In the 1984 movie 2010: The Year We Make Contact, a joint U.S.-Soviet mission to Jupiter is aborted when international tension between the two superpowers results in an order for nationals of each to depart the other’s territory—including spacecraft.
In 2022, in a video posted on February 26, Dimitry Rogozin, Director General of Roscosmos, posted a video in YouTube [in Russian] in which he warned that sanctions imposed on Russia in response to its invasion of Ukraine might lead to Russia detaching its segment from the International Space Station and refusing to return U.S. astronaut Mark Vande Hei, currently on board the station, on Soyuz MS-19 planned to depart and land in Kazakhstan on 2022-03-30.
Here is a Hazegrayart animation of the separation of the Russian and U.S./international segments of the International Space Station, set to the Ukrainian national anthem.
A nice touch is a SpaceX Crew Dragon approaching at the end, appearing to deliver a replacement docking adapter which would provide international docking ports where the Russian modules had departed.

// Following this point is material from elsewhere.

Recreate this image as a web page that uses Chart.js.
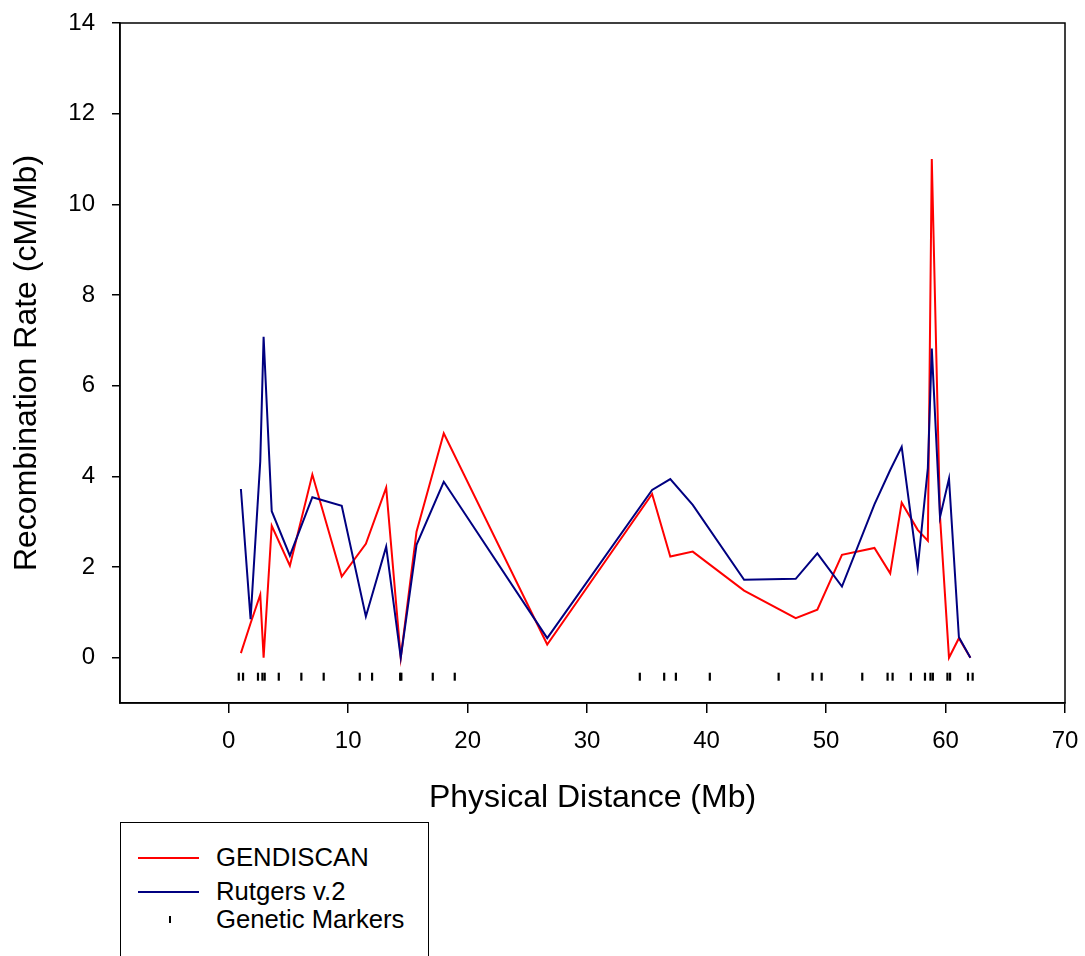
<!DOCTYPE html>
<html>
<head>
<meta charset="utf-8">
<script src="https://cdn.jsdelivr.net/npm/chart.js@4.4.0/dist/chart.umd.min.js"></script>
<style>
  body { margin: 0; overflow: hidden; background: #fff; font-family: "Liberation Sans", Arial, sans-serif; }
  #wrap { position: relative; width: 1085px; height: 956px; }
  #legend { position: absolute; left: 120px; top: 822px; width: 307px; height: 170px;
            border: 1.5px solid #000; background: #fff; }
  .item { position: absolute; left: 0; font-size: 25.7px; color: #000; line-height: 1; }
  .item .sw { position: absolute; left: 17px; width: 61px; height: 2px; }
  .item span { position: absolute; left: 95px; white-space: nowrap; }
</style>
</head>
<body>
<div id="wrap">
  <canvas id="chart" width="1085" height="956"></canvas>
  <div id="legend"></div>
</div>
<script>
// positions (Mb) of each interval midpoint
var positions = [1.02, 1.83, 2.64, 2.92, 3.60, 5.12, 7.00, 9.46, 11.48, 13.18, 14.40, 15.72, 18.00,
                 26.66, 35.44, 36.96, 38.84, 43.14, 47.46, 49.27, 51.33, 54.05, 55.37, 56.33, 57.67,
                 58.52, 58.85, 59.54, 60.29, 61.12, 62.08];
var gendiscan = [0.10, 0.76, 1.39, 0.00, 2.91, 2.03, 4.04, 1.79, 2.51, 3.75, 0.00, 2.78, 4.95,
                 0.29, 3.61, 2.23, 2.34, 1.48, 0.87, 1.06, 2.27, 2.42, 1.86, 3.42, 2.82,
                 2.58, 11.00, 3.10, 0.00, 0.43, 0.00];
var rutgers =   [3.72, 0.85, 4.33, 7.08, 3.23, 2.25, 3.54, 3.35, 0.91, 2.45, 0.00, 2.49, 3.88,
                 0.43, 3.70, 3.94, 3.37, 1.72, 1.74, 2.30, 1.57, 3.38, 4.14, 4.65, 1.98,
                 4.18, 6.82, 3.10, 3.95, 0.45, 0.00];
// genetic marker positions (Mb)
var markerPos = [0.84, 1.20, 2.45, 2.82, 3.01, 4.19, 6.08, 7.95, 10.97, 12.00, 14.35, 14.45, 17.08, 18.92,
                 34.41, 36.45, 37.43, 40.27, 46.03, 48.87, 49.63, 53.03, 55.15, 55.57, 57.10, 58.28,
                 58.74, 58.94, 60.16, 60.38, 61.88, 62.27];
var markerY = -0.42;
var xTicks = [0, 10, 20, 30, 40, 50, 60, 70];
var yTicks = [0, 2, 4, 6, 8, 10, 12, 14];

var labels = ["GENDISCAN", "Rutgers v.2", "Genetic Markers"];
var colors = ["#ff0000", "#000080", "#000000"];

function pts(ys) {
  return positions.map(function(x, i) { return {x: x, y: ys[i]}; });
}

var frame = {
  id: 'frame',
  afterDraw: function(chart) {
    var a = chart.chartArea, ctx = chart.ctx;
    ctx.save();
    ctx.strokeStyle = '#000';
    ctx.lineWidth = 1.5;
    ctx.strokeRect(a.left, a.top, a.right - a.left, a.bottom - a.top);
    ctx.restore();
  }
};

Chart.defaults.font.family = '"Liberation Sans", Arial, sans-serif';
Chart.defaults.color = '#000';

new Chart(document.getElementById('chart'), {
  type: 'scatter',
  data: {
    datasets: [
      { label: labels[1], data: pts(rutgers), showLine: true, borderColor: colors[1],
        borderWidth: 2, pointRadius: 0, tension: 0 },
      { label: labels[0], data: pts(gendiscan), showLine: true, borderColor: colors[0],
        borderWidth: 2, pointRadius: 0, tension: 0 },
      { label: labels[2], data: markerPos.map(function(x) { return {x: x, y: markerY}; }),
        showLine: false, pointStyle: 'line', rotation: 90, pointRadius: 4,
        borderColor: colors[2], borderWidth: 2.2 }
    ]
  },
  options: {
    responsive: false,
    animation: false,
    layout: { padding: { top: 23, right: 20, left: 0, bottom: 0 } },
    plugins: { legend: { display: false }, tooltip: { enabled: false } },
    scales: {
      x: {
        type: 'linear', min: -9.1, max: 70,
        afterBuildTicks: function(s) { s.ticks = xTicks.map(function(v) { return {value: v}; }); },
        afterFit: function(s) { s.height = 253; s.paddingLeft = 0; s.paddingRight = 0; },
        grid: { drawOnChartArea: false, drawTicks: true, tickLength: 10, color: '#000', lineWidth: 1.5 },
        border: { display: true, color: '#000', width: 1.5 },
        ticks: { font: { size: 24 }, padding: 14, maxRotation: 0 },
        title: { display: true, text: 'Physical Distance (Mb)', font: { size: 32 },
                 padding: { top: 0, bottom: 139 } }
      },
      y: {
        type: 'linear', min: -1, max: 14,
        afterBuildTicks: function(s) { s.ticks = yTicks.map(function(v) { return {value: v}; }); },
        afterFit: function(s) { s.width = 120; s.paddingTop = 0; s.paddingBottom = 0; },
        grid: { drawOnChartArea: false, drawTicks: true, tickLength: 8, color: '#000', lineWidth: 1.5 },
        border: { display: true, color: '#000', width: 1.5 },
        ticks: { font: { size: 24 }, padding: 17 },
        title: { display: true, text: 'Recombination Rate (cM/Mb)', font: { size: 32 },
                 padding: { top: 8, bottom: 0 } }
      }
    }
  },
  plugins: [frame]
});

// legend box
var rowsY = [35, 69, 97];
var lg = document.getElementById('legend');
labels.forEach(function(t, i) {
  var d = document.createElement('div');
  d.className = 'item';
  d.style.top = (rowsY[i] - 13) + 'px';
  var sw = document.createElement('div');
  sw.className = 'sw';
  if (i < 2) {
    sw.style.top = '12px';
    sw.style.background = colors[i];
  } else {
    sw.style.left = '48px';
    sw.style.width = '2px';
    sw.style.height = '7px';
    sw.style.top = '9px';
    sw.style.background = colors[i];
  }
  var s = document.createElement('span');
  s.textContent = t;
  d.appendChild(sw);
  d.appendChild(s);
  lg.appendChild(d);
});
</script>
</body>
</html>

Any actual split-up of the station would be complicated by the fact that the core Zarya module, without which the Russian segment could not operate, was, despite being built in and launched by the Soviet Union, paid for in full by NASA, and is thus U.S. property. There are also a large number of external connections between the Russian and international sections which would have to be disconnected, which would require cooperative EVAs by both parties.